Es ist unverantwortlich, daß keines der neun Kernwaffenländer den Vertrag
über das Verbot von Kernwaffen unterzeichnet hat. Ermutigend ist jedoch, daß
91 Nationen den Vertrag unterzeichnet haben und daß der Vertrag nun 68
Vertragsstaaten hat, wobei der Heilige Stuhl einer der ersten ist. In seiner
Enzyklika Pacem in Terris, Friede auf Erden, schrieb Papst Johannes
XXIII.:
„Wenn wir die Armut bekämpfen und uns den ungerechten Bedingungen der
Gegenwart widersetzen, fördern wir nicht nur das menschliche Wohlergehen,
sondern auch die geistige und sittliche Entwicklung des Menschen und kommen
damit der gesamten Menschheit zugute. Denn der Friede ist nicht einfach die
Abwesenheit von Kriegen, die auf einem unsicheren Gleichgewicht der Kräfte
beruhen; er entsteht durch die Bemühungen, die Tag für Tag auf die Errichtung
des von Gott gewollten geordneten Universums mit einer vollkommeneren Form der
Gerechtigkeit unter den Menschen gerichtet sind.“
Angesichts von über 800 Millionen Mitmenschen, die unterhalb der
internationalen Armutsgrenze von nur 1,90 Dollar/Tag ums Überleben kämpfen,
und angesichts von 300 Millionen Kindern, die jede Nacht hungrig zu Bett
gehen, haben die wirtschaftlich sichereren Nationen der Welt die moralische
Verantwortung, diese Tragödie so schnell wie möglich zu beenden.

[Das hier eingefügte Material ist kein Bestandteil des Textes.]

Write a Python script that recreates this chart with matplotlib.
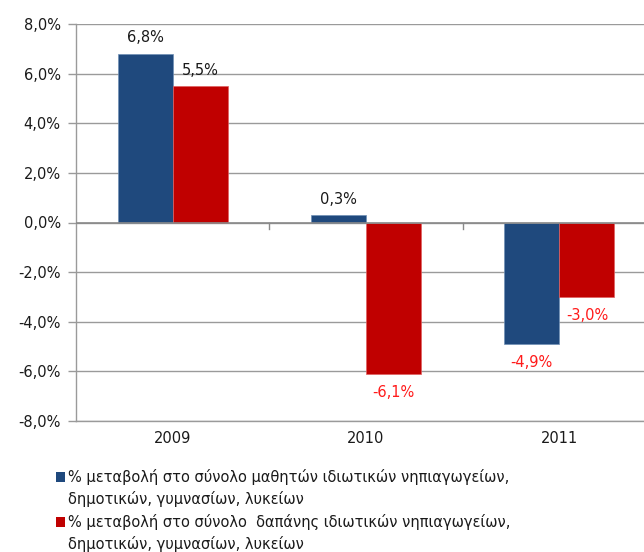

Papst Johannes Paul sagte: „Wenn Entwicklung der neue Name für Friede ist,
dann sind der Krieg und die militärischen Vorbereitungen dazu der größte Feind
einer allseitigen Entwicklung der Völker. Wenn wir das Gemeinwohl der ganzen
Menschheit als Maßstab nehmen und nicht die Gier des Einzelnen, dann wäre
Frieden tatsächlich möglich.“ (Sollicitudo Rei Socialis, Enzyklika, 30.
Dezember 1987)
Am 7. September 2013 beteten zahllose Gläubige aus aller Welt, darunter
100.000 Menschen auf dem Petersplatz, mit Papst Franziskus für den Frieden in
Syrien und in der ganzen Welt. Während des vierstündigen Gebetsgottesdienstes
auf dem Petersplatz sagte der Heilige Vater:
„In jedem Akt der Gewalt und in jedem Krieg bringen wir die Wiedergeburt
Kains hervor. ... Wir haben unsere Waffen perfektioniert, unser Gewissen ist
eingeschlafen, und wir haben unsere Ideen geschärft, um uns zu rechtfertigen.
Als ob es normal wäre, säen wir weiterhin Zerstörung, Schmerz und Tod! Gewalt
und Krieg führen nur zum Tod, sie sprechen vom Tod! Gewalt und Krieg sind die
Sprache des Todes!“
Engagieren wir uns nicht für den Tod, sondern für die Entwicklung einer
Welt des Friedens, die auf Gerechtigkeit und Gleichheit aller Männer und
Frauen beruht.
Ich danke Ihnen für Ihre Aufmerksamkeit.